Most investors consider themselves to be contrarians, just as most people think of themselves as above-average drivers, moderate voters and sensible shoppers.
What should advisers do when clients want a contrary mutual fund? Remind them that few mutual funds dare to put the word “contrarian” in their name, and even fewer have long-term records that prove the wisdom of going against the crowd.
The Morningstar database lists seven funds with “contrarian” in their names, assuming you include the daddy of them all, the $109 billion
Fidelity Contrafund (FCNTX). All but two — Linde Hansen Contrarian Value A (LHVAX) and Janus Contrarian (JACNX) — are beating their category peers this year.
Taking a longer view, however, contrarians haven't fared well. Of the seven funds with “contrarian” in their names, six have five-year records, and just three —
Columbia Contrarian Core (SMGIX), Meridian Contrarian Legacy (MVALX) and Fidelity Contrafund — rank above-average in their category. Your odds of picking a winning contrarian fund five years ago was 50-50.
Making matters worse, the two contrarian funds that have fared well this year —
Virtus Contrarian A (FMIVX) and Hodges Pure Contrarian (HDPCX) have fared exceptionally well. The Virtus offering is up 15.63% this year, while Hodges is up 40.66%. Both have been wretched performers the past five years, however, falling into the bottom 20% of their peers.
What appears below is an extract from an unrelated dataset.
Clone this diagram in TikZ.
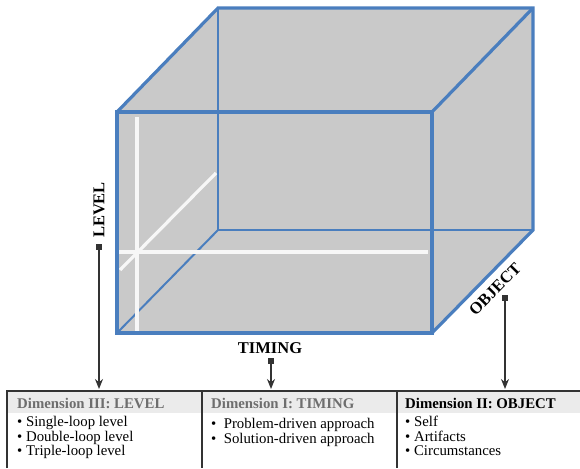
\documentclass[tikz,border=0pt]{standalone}
\usepackage{fontspec}
\setmainfont{Liberation Serif}
\usetikzlibrary{arrows.meta}
\definecolor{cubeblue}{HTML}{4A7EBE}
\definecolor{cubegray}{HTML}{C9C9C9}
\definecolor{hdrgray}{HTML}{EBEBEB}
\definecolor{linec}{HTML}{333333}
\definecolor{hdrtext}{HTML}{6E6E6E}
\begin{document}
\begin{tikzpicture}[x=1pt,y=-1pt,
  frontedge/.style={cubeblue,line width=3.2pt,line join=miter},
  hiddenedge/.style={cubeblue,line width=2pt},
  whiteline/.style={white!94!gray,line width=3.2pt},
  axislabel/.style={font=\fontsize{16.5}{16.5}\selectfont\bfseries,inner sep=0pt},
  marker/.style={fill=linec,minimum size=5.5pt,inner sep=0pt},
  pointer/.style={linec,line width=1.6pt,-{Stealth[length=10pt,width=8pt]}},
  hdr/.style={font=\fontsize{14.8}{15}\selectfont\bfseries,anchor=west,inner sep=0pt},
  items/.style={font=\fontsize{14.8}{14.6}\selectfont,anchor=north west,inner sep=0pt,align=left},
  tableline/.style={linec,line width=1.6pt}]
\useasboundingbox (0,0) rectangle (580,468);
% cube corners
\coordinate (FTL) at (117,112);
\coordinate (FTR) at (432,112);
\coordinate (FBL) at (117,333);
\coordinate (FBR) at (432,333);
\coordinate (BTL) at (218,8);
\coordinate (BTR) at (533,8);
\coordinate (BBL) at (218,230);
\coordinate (BBR) at (533,230);
\fill[cubegray] (FTL)--(BTL)--(BTR)--(BBR)--(FBR)--(FBL)--cycle;
% hidden edges
\draw[hiddenedge] (BTL)--(BBL)--(BBR);
\draw[hiddenedge] (BBL)--(FBL);
% white guide lines
\draw[whiteline] (137,117)--(137,333);
\draw[whiteline] (118,252)--(428,252);
\draw[whiteline] (120,270)--(216,173);
% visible edges
\draw[frontedge] (FTL) rectangle (FBR);
\draw[frontedge] (FTR)--(BTR);
\draw[frontedge] (FTL)--(BTL)--(BTR)--(BBR)--(FBR);
% table
\fill[hdrgray] (7,391) rectangle (580,413);
\draw[tableline] (7,468)--(7,391)--(580,391);
\draw[tableline] (202,391)--(202,468);
\draw[tableline] (397,391)--(397,468);
\node[hdr,text=hdrtext] (h3) at (17,403) {Dimension III: LEVEL};
\node[hdr,text=hdrtext] (h1) at (211,403) {Dimension I: TIMING};
\node[hdr,text=black] (h2) at (405,403) {Dimension II: OBJECT};
\node[items] (i3) at (17,416) {• Single-loop level\\• Double-loop level\\• Triple-loop level};
\node[items] (i1) at (211,418) {•\ \ Problem-driven approach\\•\ \ Solution-driven approach};
\node[items] (i2) at (405,416) {• Self\\• Artifacts\\• Circumstances};
% axis labels
\node[axislabel,rotate=90] (level) at (99,210) {LEVEL};
\node[axislabel] (timing) at (270,348) {TIMING};
\node[axislabel,rotate=45.5] (object) at (495,289) {OBJECT};
\node[marker] (mlevel) at (99,247) {};
\node[marker] (mtiming) at (271,361) {};
\node[marker] (mobject) at (505,298) {};
\coordinate (tlevel) at (99,389);
\coordinate (ttiming) at (271,389);
\coordinate (tobject) at (505,389);
\draw[pointer] (mlevel)--(tlevel);
\draw[pointer] (mtiming)--(ttiming);
\draw[pointer] (mobject)--(tobject);
\end{tikzpicture}
\end{document}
Why the poor showing among contrarian funds generally? In the first place, being a contrarian involves a lot more than simply buying what other people are selling. A real contrarian tries to look for inflection points of maximum pessimism about a particular stock or industry.
And that's easier said than done. Some of the most beaten-up members of the Standard & Poor's 500 stock index were American International Group (AIG), down 99.5%, Fifth Third Bancorp (FITB), down 95.8%, and Huntington Bancshares (HBAN), down 93.5%. All three are up more than 900% since the bear market bottom of March 9, 2009.
At the time, most investors were treating financial services stocks like rabid cobras, and with good reason: The financial system was teetering on the edge of collapse. Even if you were particularly clever and decided to invest in financials, you could have chosen Cascade Bancorp (CACB), down 38% from the market low, or, even worse, Freddie Mac or Fannie Mae, now buried somewhere in the third circle of stock trading hell.
“Being contrarian for the sake of being contrarian doesn't necessarily help you,” said Adam Strauss, manager of the Appleseed fund (APPLX). “You could have bought Lehman Brothers stock after it was down 90% and lost 100% of your money.”
The two contrarian funds with the best long-term records are Columbia Contrarian Core and Fidelity Contrafund. Columbia's offering has been run by Guy Pope the past 11 years, and he's averaged a 10.15% average annual gain during his tenure. He's up 6.37% so far this year, slightly behind the S&P 500's 7.21% gain. The fund is overweight in financial services, healthcare and communications services, and holds about 4% cash. A full 88% of the portfolio is in U.S. stock.
Fidelity Contrafund is up an average annual 8.72% the past decade, vs. an average 7.67% a year for the S&P 500. The fund is up just 2.91% this year, held back by its overweights in financial services and technology. It's got less than 2% of its assets in cash.
The problem with both funds is that neither are exactly undiscovered. In the large-cap universe, however, size is not as much an impediment: There's plenty of Facebook (FB) and General Electric (GE) for everyone. (Contrafund has a 52,406,084 shares of Facebook, which makes it the largest mutual fund shareholder of the stock, according to Morningstar. But Contrafund's stake is just 1.83% of the social network's shares outstanding.)
What's the best bet for a client who wants to be contrary? In today's current market environment, just being bullish seems fairly contrary. And, at least at the moment, the larger contrarian funds seem to have the most going for them.